What is a Data Retention Schedule?
A data retention schedule is a comprehensive policy document that categorizes all the data and records an organization produces or collects. For each category, it establishes a specific lifespan.
By defining these lifespans, the schedule provides explicit instructions to employees and IT systems on when to archive data and, critically, when to permanently delete or destroy it to comply with data minimization principles.
The Legal and Regulatory Basis for Retention
Retention periods cannot be arbitrary. They must be grounded in business necessity or legal requirements. Different types of data have different statutory requirements based on local laws and industry regulations.
For example, tax records and financial data often must be kept for several years to satisfy audit requirements, while unhired candidate resumes should generally be deleted shortly after a position is filled to comply with privacy laws like the GDPR.

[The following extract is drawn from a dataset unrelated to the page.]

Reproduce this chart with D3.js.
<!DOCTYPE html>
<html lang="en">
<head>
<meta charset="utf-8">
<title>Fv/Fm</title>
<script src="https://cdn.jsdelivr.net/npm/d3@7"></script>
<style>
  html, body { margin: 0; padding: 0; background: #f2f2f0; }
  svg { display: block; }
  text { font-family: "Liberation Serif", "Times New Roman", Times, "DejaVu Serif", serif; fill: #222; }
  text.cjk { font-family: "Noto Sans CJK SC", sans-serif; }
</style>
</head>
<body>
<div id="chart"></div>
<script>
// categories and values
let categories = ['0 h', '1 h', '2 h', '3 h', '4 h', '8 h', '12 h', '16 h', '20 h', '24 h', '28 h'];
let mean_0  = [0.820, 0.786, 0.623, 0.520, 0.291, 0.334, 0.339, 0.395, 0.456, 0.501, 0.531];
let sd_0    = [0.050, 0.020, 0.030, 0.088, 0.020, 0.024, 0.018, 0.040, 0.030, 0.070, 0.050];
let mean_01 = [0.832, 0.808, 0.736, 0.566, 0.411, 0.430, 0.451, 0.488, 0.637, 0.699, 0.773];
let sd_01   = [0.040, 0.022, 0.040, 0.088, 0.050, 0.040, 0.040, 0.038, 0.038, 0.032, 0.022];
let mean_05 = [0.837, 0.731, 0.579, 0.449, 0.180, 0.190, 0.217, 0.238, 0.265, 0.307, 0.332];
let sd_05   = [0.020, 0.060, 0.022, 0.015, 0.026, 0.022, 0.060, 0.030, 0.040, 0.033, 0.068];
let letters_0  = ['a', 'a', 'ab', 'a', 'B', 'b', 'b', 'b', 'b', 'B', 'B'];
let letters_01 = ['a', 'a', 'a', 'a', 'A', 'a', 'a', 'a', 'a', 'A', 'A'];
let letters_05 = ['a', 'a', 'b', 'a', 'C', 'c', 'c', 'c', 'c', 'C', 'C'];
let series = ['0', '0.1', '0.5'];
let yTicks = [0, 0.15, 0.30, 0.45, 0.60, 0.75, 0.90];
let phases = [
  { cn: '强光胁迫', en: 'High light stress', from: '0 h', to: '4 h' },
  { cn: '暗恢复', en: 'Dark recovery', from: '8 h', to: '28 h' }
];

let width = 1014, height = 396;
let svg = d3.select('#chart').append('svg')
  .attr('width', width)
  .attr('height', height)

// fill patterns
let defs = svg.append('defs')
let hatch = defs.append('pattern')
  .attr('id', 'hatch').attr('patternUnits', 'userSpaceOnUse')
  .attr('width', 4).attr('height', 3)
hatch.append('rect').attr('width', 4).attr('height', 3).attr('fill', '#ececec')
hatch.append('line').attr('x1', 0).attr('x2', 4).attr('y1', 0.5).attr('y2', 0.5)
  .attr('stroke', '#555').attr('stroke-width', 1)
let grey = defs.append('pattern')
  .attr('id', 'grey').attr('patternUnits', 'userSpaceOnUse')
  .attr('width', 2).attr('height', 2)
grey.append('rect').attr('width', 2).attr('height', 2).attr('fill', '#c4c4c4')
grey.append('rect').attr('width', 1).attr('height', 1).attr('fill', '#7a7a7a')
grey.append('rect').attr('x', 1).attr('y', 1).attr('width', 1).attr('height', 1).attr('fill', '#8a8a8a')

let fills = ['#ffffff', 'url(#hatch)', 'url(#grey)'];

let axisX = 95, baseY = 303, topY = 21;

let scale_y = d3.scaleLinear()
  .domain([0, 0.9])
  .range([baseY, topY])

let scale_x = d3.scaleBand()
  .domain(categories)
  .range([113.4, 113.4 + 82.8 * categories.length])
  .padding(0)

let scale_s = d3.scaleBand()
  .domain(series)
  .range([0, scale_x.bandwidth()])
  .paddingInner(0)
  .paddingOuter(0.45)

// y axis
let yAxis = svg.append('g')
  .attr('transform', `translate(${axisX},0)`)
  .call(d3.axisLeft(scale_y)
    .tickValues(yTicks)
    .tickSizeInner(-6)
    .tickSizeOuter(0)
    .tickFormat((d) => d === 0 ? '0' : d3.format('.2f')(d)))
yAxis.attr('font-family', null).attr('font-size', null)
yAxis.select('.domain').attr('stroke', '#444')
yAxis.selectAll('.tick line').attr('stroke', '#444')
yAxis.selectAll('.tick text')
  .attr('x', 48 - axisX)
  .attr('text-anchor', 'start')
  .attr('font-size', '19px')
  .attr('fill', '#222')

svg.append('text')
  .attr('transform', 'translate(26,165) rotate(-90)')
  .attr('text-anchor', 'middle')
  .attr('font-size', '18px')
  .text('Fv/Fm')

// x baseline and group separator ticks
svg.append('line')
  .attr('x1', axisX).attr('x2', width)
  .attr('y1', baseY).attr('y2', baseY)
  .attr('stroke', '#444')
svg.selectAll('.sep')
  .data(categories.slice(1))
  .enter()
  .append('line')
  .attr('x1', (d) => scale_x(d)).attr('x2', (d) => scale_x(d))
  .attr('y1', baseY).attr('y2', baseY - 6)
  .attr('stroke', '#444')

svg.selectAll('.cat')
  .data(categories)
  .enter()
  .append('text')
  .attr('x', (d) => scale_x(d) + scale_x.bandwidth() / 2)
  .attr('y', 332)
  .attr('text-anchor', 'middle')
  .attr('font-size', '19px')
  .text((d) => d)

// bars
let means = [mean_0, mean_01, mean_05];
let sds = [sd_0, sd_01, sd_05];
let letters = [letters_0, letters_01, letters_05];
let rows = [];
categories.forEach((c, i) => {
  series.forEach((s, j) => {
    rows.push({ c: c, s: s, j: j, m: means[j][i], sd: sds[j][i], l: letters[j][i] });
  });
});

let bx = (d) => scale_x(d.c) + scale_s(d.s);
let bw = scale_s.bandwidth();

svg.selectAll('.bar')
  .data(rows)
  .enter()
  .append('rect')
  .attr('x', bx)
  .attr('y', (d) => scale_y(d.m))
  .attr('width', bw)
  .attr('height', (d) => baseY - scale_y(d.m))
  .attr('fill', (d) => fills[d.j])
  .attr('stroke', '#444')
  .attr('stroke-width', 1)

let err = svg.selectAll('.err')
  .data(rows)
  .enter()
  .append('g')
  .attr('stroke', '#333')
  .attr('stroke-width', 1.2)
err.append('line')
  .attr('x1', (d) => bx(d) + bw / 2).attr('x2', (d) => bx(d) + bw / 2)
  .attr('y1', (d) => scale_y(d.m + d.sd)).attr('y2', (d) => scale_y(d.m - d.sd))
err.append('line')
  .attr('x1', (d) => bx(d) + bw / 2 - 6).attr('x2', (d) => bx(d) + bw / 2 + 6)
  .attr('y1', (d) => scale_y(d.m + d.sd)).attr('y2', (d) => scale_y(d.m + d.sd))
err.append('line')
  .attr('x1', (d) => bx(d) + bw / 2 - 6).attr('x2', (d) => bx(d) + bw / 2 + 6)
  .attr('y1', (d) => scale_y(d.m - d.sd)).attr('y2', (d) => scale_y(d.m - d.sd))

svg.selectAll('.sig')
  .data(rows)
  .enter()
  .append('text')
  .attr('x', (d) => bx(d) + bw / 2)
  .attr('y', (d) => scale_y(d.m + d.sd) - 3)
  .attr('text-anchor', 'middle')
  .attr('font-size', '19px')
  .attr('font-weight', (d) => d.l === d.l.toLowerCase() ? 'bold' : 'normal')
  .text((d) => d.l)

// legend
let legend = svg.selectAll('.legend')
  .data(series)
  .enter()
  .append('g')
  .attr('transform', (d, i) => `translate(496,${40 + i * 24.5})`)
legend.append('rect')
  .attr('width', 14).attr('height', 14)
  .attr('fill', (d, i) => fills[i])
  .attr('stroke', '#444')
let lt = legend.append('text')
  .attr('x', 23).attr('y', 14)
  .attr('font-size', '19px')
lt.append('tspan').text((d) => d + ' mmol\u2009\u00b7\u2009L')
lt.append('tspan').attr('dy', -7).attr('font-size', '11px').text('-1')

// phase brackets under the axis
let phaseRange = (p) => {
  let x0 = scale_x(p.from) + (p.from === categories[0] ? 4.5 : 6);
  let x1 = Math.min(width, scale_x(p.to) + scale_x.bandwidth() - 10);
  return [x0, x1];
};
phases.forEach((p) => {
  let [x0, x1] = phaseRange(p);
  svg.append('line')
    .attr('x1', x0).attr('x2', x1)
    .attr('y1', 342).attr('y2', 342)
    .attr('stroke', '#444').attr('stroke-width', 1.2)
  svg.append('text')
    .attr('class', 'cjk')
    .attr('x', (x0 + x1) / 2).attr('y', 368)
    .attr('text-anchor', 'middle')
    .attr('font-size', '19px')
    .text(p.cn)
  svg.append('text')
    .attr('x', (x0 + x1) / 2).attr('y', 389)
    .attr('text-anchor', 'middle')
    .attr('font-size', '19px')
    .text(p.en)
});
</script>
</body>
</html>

Key Components of a Retention Policy
An effective schedule outlines the record category (e.g., HR, Finance, IT), a description of the data, the required retention period (e.g., 'Creation + 7 years'), and the trigger event that starts the clock (e.g., 'Employee Termination').
It must also specify the legal citation justifying the retention period and the approved method of secure disposal once the period ends.
Managing Legal Holds and Disposition Logs
A critical exception to the schedule is a 'legal hold'. If litigation or an investigation is anticipated, all relevant data destruction must be suspended immediately, regardless of the retention schedule.
When data finally reaches the end of its lifecycle, its destruction must be documented in a Data Disposition Log. This log serves as proof to auditors and regulators that the organization actively enforces its retention policy and securely eliminates data.
Frequently asked questions
Why is keeping data forever a bad idea?
Keeping data indefinitely increases storage costs, complicates e-discovery during litigation, and drastically increases liability in the event of a data breach, directly violating the 'storage limitation' principle of laws like the GDPR.
Who is responsible for the retention schedule?
It is typically a cross-functional effort led by the Data Protection Officer (DPO) or Legal counsel, supported by IT for technical implementation and department heads for categorizing specific records.
What happens if two laws have conflicting retention periods?
As a general rule, an organization should retain the data for the longest mandatory period required by law, ensuring compliance with all applicable statutes before destruction.
How does a legal hold affect the retention schedule?
A legal hold overrides the standard retention schedule. Any data subject to the hold must be preserved and protected from automatic or manual deletion until the legal hold is officially lifted.